The demand for retail workers is projected to increase in the next three years on the back of the planned construction of more malls nationwide, according to Monster.com.
In a news statement issued on Thursday, Monster.com Managing Director Sanjay Modi said finance and accounts professionals will also be in demand in 2018 due to the country’s strong economic growth.
“The retail sector is also another one to look out for, since there are plans to add up to 630,000 square meters of shopping-mall space in the next three years, defying trends from the rising e-commerce space,” Modi said.
In 2017 Monster.com considered the retail sector one of the best performers in terms of online hiring activities with an average of 19-percent growth in hiring in 2017, from an average of 12 percent in 2016.
Monster.com said hiring activity in the sector peaked in April 2017 at 33 percent year-on-year growth and reported the lowest activity in July 2017 at 8 percent YoY.
“The year capped off with a 25- percent year-on-year growth in hiring activity in December 2017 and emerged as the best performing industry in the Philippines for the sixth consecutive month,” the Monster.com report added.
However, Monster.com said the hiring sentiment for human resources and administration roles have remained feeble over the last 12 months in the country.
According to the Monster Employment Index (MEI), the occupational group reported a 1-percent YoY decline on average for overall hiring activity in 2017.
Despite starting the year with a 4-percent YoY growth in hiring activity, that growth plummeted into the negatives by March, as it reported eight consecutive months of decreasing hiring activity. July saw the steepest low in hiring for the group, reporting a 16-percent YoY decline.
In spite of the consecutive declines, hiring activity slowly picked up by the end of the year, reporting a 15-percent YoY growth in hiring activity by December 2017.
Overall, online hiring in the Philippines remained robust in 2017, which will likely continue this year.
Monster.com said online hiring in 2017 saw an average of 6-percent YoY growth in online hiring, kicking off the year with a 6-percent YoY growth in January 2017.
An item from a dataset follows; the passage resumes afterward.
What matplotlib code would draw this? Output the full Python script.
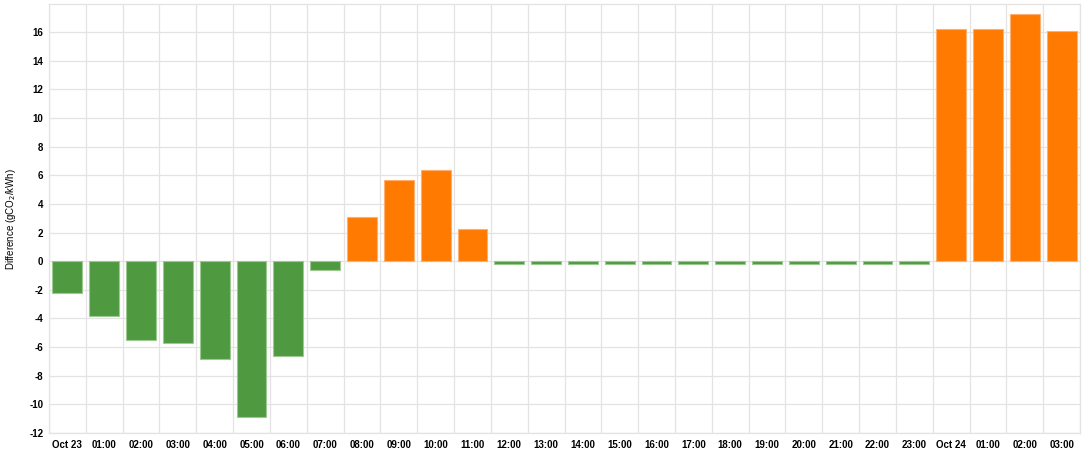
import numpy as np
import matplotlib
matplotlib.use('Agg')
import matplotlib.pyplot as plt

# ore e differenze
etichette = ['Oct 23', '01:00', '02:00', '03:00', '04:00', '05:00', '06:00', '07:00',
             '08:00', '09:00', '10:00', '11:00', '12:00', '13:00', '14:00', '15:00',
             '16:00', '17:00', '18:00', '19:00', '20:00', '21:00', '22:00', '23:00',
             'Oct 24', '01:00', '02:00', '03:00']
differenza = [-2.2, -3.85, -5.5, -5.7, -6.85, -10.85, -6.6, -0.6,
              3.1, 5.7, 6.35, 2.25, -0.2, -0.2, -0.2, -0.2,
              -0.2, -0.2, -0.2, -0.2, -0.2, -0.2, -0.2, -0.2,
              16.25, 16.25, 17.25, 16.05]

verde = '#4f9a41'
arancio = '#ff7a00'

plt.rcParams['font.family'] = ['Liberation Sans', 'DejaVu Sans']

fig = plt.figure(figsize=[10.9, 4.61], dpi=100)
ax = fig.add_axes([49/1090, 1 - 433/461, (1080-49)/1090, (433-4)/461])

x = np.arange(len(differenza))
colori = [arancio if v > 0 else verde for v in differenza]
bordi = ['#ffb070' if v > 0 else '#9cc98f' for v in differenza]
ax.bar(x, differenza, width=0.81, color=colori, edgecolor=bordi, linewidth=0.8, zorder=3)

ax.set_xlim(-0.5, len(differenza) - 0.5)
ax.set_ylim(-12, 17.97)
ax.set_yticks(np.arange(-12, 17, 2))
ax.set_yticklabels([str(v) for v in range(-12, 17, 2)], fontsize=7, fontweight='bold')
ax.set_xticks(x)
ax.set_xticklabels(etichette, fontsize=7, fontweight='bold')
ax.set_xticks(np.arange(-0.5, len(differenza), 1), minor=True)

ax.grid(True, which='minor', axis='x', color='#e3e3e3', linewidth=0.9, zorder=0)
ax.grid(True, which='major', axis='y', color='#e3e3e3', linewidth=0.9, zorder=0)
ax.tick_params(axis='both', which='both', length=0)
ax.tick_params(axis='x', pad=5)
ax.tick_params(axis='y', pad=4)
for s in ax.spines.values():
    s.set_color('#e3e3e3')
    s.set_linewidth(0.9)

ax.set_ylabel('Difference (gCO$_2$/kWh)', fontsize=7)
ax.yaxis.set_label_coords(-31/1031, 0.5)

plt.savefig('out.png', dpi=100)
The growth continued for two quarters, before hitting a low of 2- percent contraction in July. But the dip was short-lived, with increases in hiring recorded after August.
The year capped off with a 13 percent YoY activity last December, the highest reported for the year.
“The Philippines has solidly positioned itself as a shining spot for economic expansion this year, with a strong gross domestic product [GDP] growth projection and an overall growth momentum that fell well within targets. This will have an impact on hiring within the country’s key industries, which include retail, banking and finance, IT [information technology] and BPO [business-process outsourcing], and more,” Modi said.
“This can be attributed to a few factors, including the country’s expansion in export activities and an increase in domestic demand and growth in public-sector investment. Such optimism has definitely provided some peace of mind for employers, considering a rise in headcount this year,” he added.
The Philippines’s IT sector also demonstrated outstanding hiring performance in 2017, starting off strong with a 19-percent YoY growth in online hiring in January.
Last March the sector reported its highest annual growth in hiring at 27 percent.
Hiring activity within the Philippines’s banking sector for 2017 suggests momentum for an even stronger 2018, as the sector recorded positive hiring activity year-round.
In 2017 the sector started with a 19-percent YoY growth in hiring activity and witnessed its peak in February, and reporting a 24-percent YoY growth in hiring activity.
The report is based on data collated from the monthly MEI, a gauge of all online job-posting activities in the country that records the industries and occupations showing the highest and lowest growth in recruitment activity.
Monster has taken due care in compiling and processing the data available from various sources for MEI, but does not guarantee the accuracy, adequacy or completeness of any information and is not responsible for any errors or omissions or action / decision taken or for the results obtained from the use of such information.